Can Scottish Labour seize its golden opportunity?

As the SNP implodes, Anas Sarwar is quietly ensuring his party is prepared for power.

By Chris Deerin

Anas Sarwar’s recent reshuffle of his shadow cabinet was largely overlooked amid the daily scandals engulfing the SNP. Still, it is worth returning to, as the Scottish Labour leader made decisions that could impact whether his party can take on and potentially defeat the embattled nationalists.

The key move was that of Michael Marra, one of Sarwar’s closest allies, from education to finance. There is more to this than might first be apparent. I understand that as well as taking an overview of his party’s spending commitments and priorities, Marra will have a key role overseeing policy. He will also be the “shadow minister for Good Morning Scotland”, Scotland’s equivalent of BBC Radio 4’s Today programme, and a frontman for other crucial TV and radio spots.

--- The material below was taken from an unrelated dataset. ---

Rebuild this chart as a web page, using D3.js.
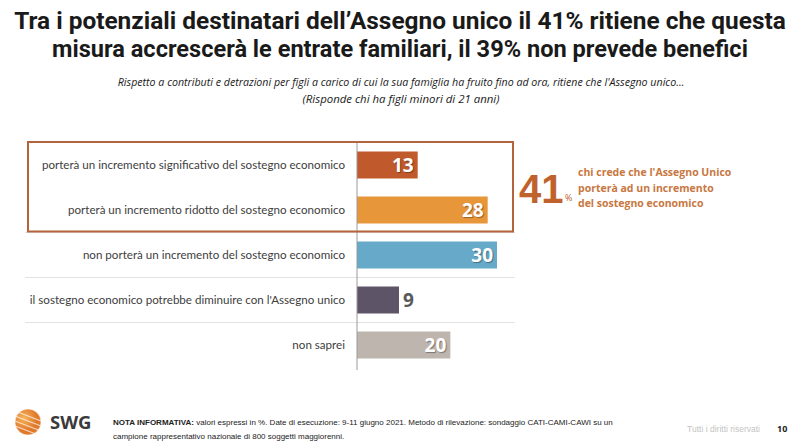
<!DOCTYPE html>
<html><head><meta charset="utf-8">
<script src="https://cdn.jsdelivr.net/npm/d3@7"></script>
<style>body{margin:0;background:#fff}svg{display:block}</style>
</head><body>
<script>
const categories = [
  "porterà un incremento significativo del sostegno economico",
  "porterà un incremento ridotto del sostegno economico",
  "non porterà un incremento del sostegno economico",
  "il sostegno economico potrebbe diminuire con l'Assegno unico",
  "non saprei"
];
const values = [13, 28, 30, 9, 20];
const colors = ["#c0592b", "#e8963a", "#67a9c9", "#5e5468", "#bdb5ae"];
const titleLines = [
  "Tra i potenziali destinatari dell’Assegno unico il 41% ritiene che questa",
  "misura accrescerà le entrate familiari, il 39% non prevede benefici"
];
const subtitleLines = [
  "Rispetto a contributi e detrazioni per figli a carico di cui la sua famiglia ha fruito fino ad ora, ritiene che l'Assegno unico…",
  "(Risponde chi ha figli minori di 21 anni)"
];
const highlightValue = 41;
const highlightText = ["chi crede che l'Assegno Unico", "porterà ad un incremento", "del sostegno economico"];

const W = 800, H = 445;
const svg = d3.select("body").append("svg").attr("width", W).attr("height", H);

// scale font-size so that the natural width matches a target width
function fitWidth(sel, target) {
  sel.each(function () {
    const fs = parseFloat(this.getAttribute("font-size"));
    const w = this.getComputedTextLength();
    if (w > 0) this.setAttribute("font-size", (fs * target / w).toFixed(2));
  });
}

// Title
svg.selectAll("text.title").data(titleLines).join("text").attr("class", "title")
  .attr("x", 400).attr("y", (d, i) => 29 + i * 28)
  .attr("text-anchor", "middle")
  .attr("font-family", "Liberation Sans Narrow, Roboto, sans-serif")
  .attr("font-weight", "bold").attr("font-size", 26).attr("fill", "#1a1a1a")
  .text(d => d)
  .each(function (d, i) { fitWidth(d3.select(this), i === 0 ? 772 : 696); });

svg.selectAll("text.sub").data(subtitleLines).join("text").attr("class", "sub")
  .attr("x", 401).attr("y", (d, i) => 86 + i * 17)
  .attr("text-anchor", "middle")
  .attr("font-family", "Open Sans, sans-serif").attr("font-style", "italic")
  .attr("font-size", 10).attr("fill", "#1a1a1a")
  .text(d => d)
  .each(function (d, i) { fitWidth(d3.select(this), i === 0 ? 567 : 197); });

const x = d3.scaleLinear().domain([0, 30]).range([357, 497]);
const y = d3.scaleBand().domain(categories).range([142.5, 367.5]).paddingInner(0.4).paddingOuter(0.2);

// separators
const seps = [2, 3, 4].map(i => y(categories[i]) - y.step() * y.paddingInner() / 2);
svg.selectAll("line.sep").data(seps).join("line")
  .attr("x1", 25).attr("x2", 515).attr("y1", d => d).attr("y2", d => d)
  .attr("stroke", "#e3e3e3").attr("stroke-width", 1);

// bars
svg.selectAll("rect.bar").data(values).join("rect")
  .attr("x", x(0)).attr("y", (d, i) => y(categories[i]))
  .attr("width", d => x(d) - x(0)).attr("height", y.bandwidth())
  .attr("fill", (d, i) => colors[i]);

// axis line
svg.append("line").attr("x1", x(0)).attr("x2", x(0)).attr("y1", 142).attr("y2", 370)
  .attr("stroke", "#9a9a9a").attr("stroke-width", 1);

// category labels
svg.selectAll("text.cat").data(categories).join("text")
  .attr("x", 345).attr("y", d => y(d) + y.bandwidth() / 2 + 4)
  .attr("text-anchor", "end")
  .attr("font-family", "Lato, sans-serif").attr("font-size", 11.6).attr("fill", "#404040")
  .text(d => d);

// value labels
svg.selectAll("text.val").data(values).join("text")
  .attr("x", (d, i) => d < 10 ? x(d) + 4 : x(d) - 4)
  .attr("y", (d, i) => y(categories[i]) + y.bandwidth() / 2 + 7)
  .attr("text-anchor", d => d < 10 ? "start" : "end")
  .attr("font-family", "Open Sans, sans-serif").attr("font-weight", "bold").attr("font-size", 19)
  .attr("fill", d => d < 10 ? "#595959" : "#ffffff")
  .style("text-shadow", d => d < 10 ? "none" : "1px 1px 1px rgba(0,0,0,0.35)")
  .text(d => d);

// highlight box
svg.append("rect").attr("x", 28).attr("y", 142).attr("width", 485).attr("height", 89.5)
  .attr("fill", "none").attr("stroke", "#b4633a").attr("stroke-width", 2);

svg.append("text").attr("x", 519).attr("y", 203)
  .attr("font-family", "Liberation Sans Narrow, sans-serif").attr("font-weight", "bold").attr("fill", "#c0622d")
  .attr("font-size", 40)
  .text(highlightValue);
svg.append("text").attr("x", 565).attr("y", 201)
  .attr("font-family", "Open Sans, sans-serif").attr("fill", "#c0622d").attr("font-size", 9)
  .text("%");

svg.selectAll("text.hlt").data(highlightText).join("text")
  .attr("x", 578).attr("y", (d, i) => 176 + i * 15.5)
  .attr("font-family", "Open Sans, sans-serif").attr("font-weight", "bold").attr("font-size", 10.5)
  .attr("fill", "#c8773f").text(d => d);

// footer logo
const logo = svg.append("g").attr("transform", "translate(28,422)");
const grad = svg.append("defs").append("radialGradient").attr("id", "lg").attr("cx", "35%").attr("cy", "35%");
grad.append("stop").attr("offset", "0%").attr("stop-color", "#f6b35a");
grad.append("stop").attr("offset", "100%").attr("stop-color", "#e0782a");
logo.append("circle").attr("r", 13).attr("fill", "url(#lg)");
[-6, -1, 4, 9].forEach(o => logo.append("line").attr("x1", -13).attr("x2", 13)
  .attr("y1", o - 5).attr("y2", o + 5).attr("stroke", "#fff").attr("stroke-width", 1.2).attr("opacity", 0.7));
logo.append("circle").attr("r", 13).attr("fill", "none").attr("stroke", "#fff").attr("stroke-width", 0.5);
svg.append("text").attr("x", 50).attr("y", 429).attr("font-family", "Open Sans, sans-serif")
  .attr("font-weight", "bold").attr("font-size", 18.5).attr("fill", "#3a3a3a").text("SWG");

const note = svg.append("text").attr("x", 113).attr("y", 425)
  .attr("font-family", "Liberation Sans Narrow, sans-serif").attr("font-size", 8).attr("fill", "#222");
note.append("tspan").attr("font-weight", "bold").text("NOTA INFORMATIVA: ");
note.append("tspan").text("valori espressi in %. Date di esecuzione: 9-11 giugno 2021. Metodo di rilevazione: sondaggio CATI-CAMI-CAWI su un");
svg.append("text").attr("x", 113).attr("y", 439)
  .attr("font-family", "Liberation Sans Narrow, sans-serif").attr("font-size", 8).attr("fill", "#222")
  .text("campione rappresentativo nazionale di 800 soggetti maggiorenni.");
svg.append("text").attr("x", 760).attr("y", 432).attr("text-anchor", "end")
  .attr("font-family", "Liberation Sans Narrow, sans-serif").attr("font-size", 8.5).attr("fill", "#c4c4c4")
  .text("Tutti i diritti riservati");
svg.append("text").attr("x", 777).attr("y", 432)
  .attr("font-family", "Open Sans, sans-serif").attr("font-weight", "bold").attr("font-size", 9).attr("fill", "#222")
  .text("10");
</script>
</body></html>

The MSP for North East Scotland is still a relative newcomer to Holyrood, having only been elected in 2021, when he replaced his formidable sister Jenny. Michael, a forthright Dundonian (and nerveless veteran of that city’s bitter Labour-SNP battles) with a sharp intellect, strong work ethic and a gritty determination to restore Labour to pre-eminence in Scotland, has grown quickly and impressively. He is a proper politician, with many of the qualities associated with his party’s golden age. After being given the education brief shortly after his election, he studied the challenges facing the sector, consulted with experts and reformers, and soon established himself as a canny operator.

Scottish Labour has been accused of lacking strength in depth, and it’s true that its years in the Holyrood wilderness has left the talent pool somewhat thin. A party that was once a conveyor belt of prodigious talent has become an unpromising prospect for the gifted and ambitious.

[See also: Why did progressives ever fall for the SNP?]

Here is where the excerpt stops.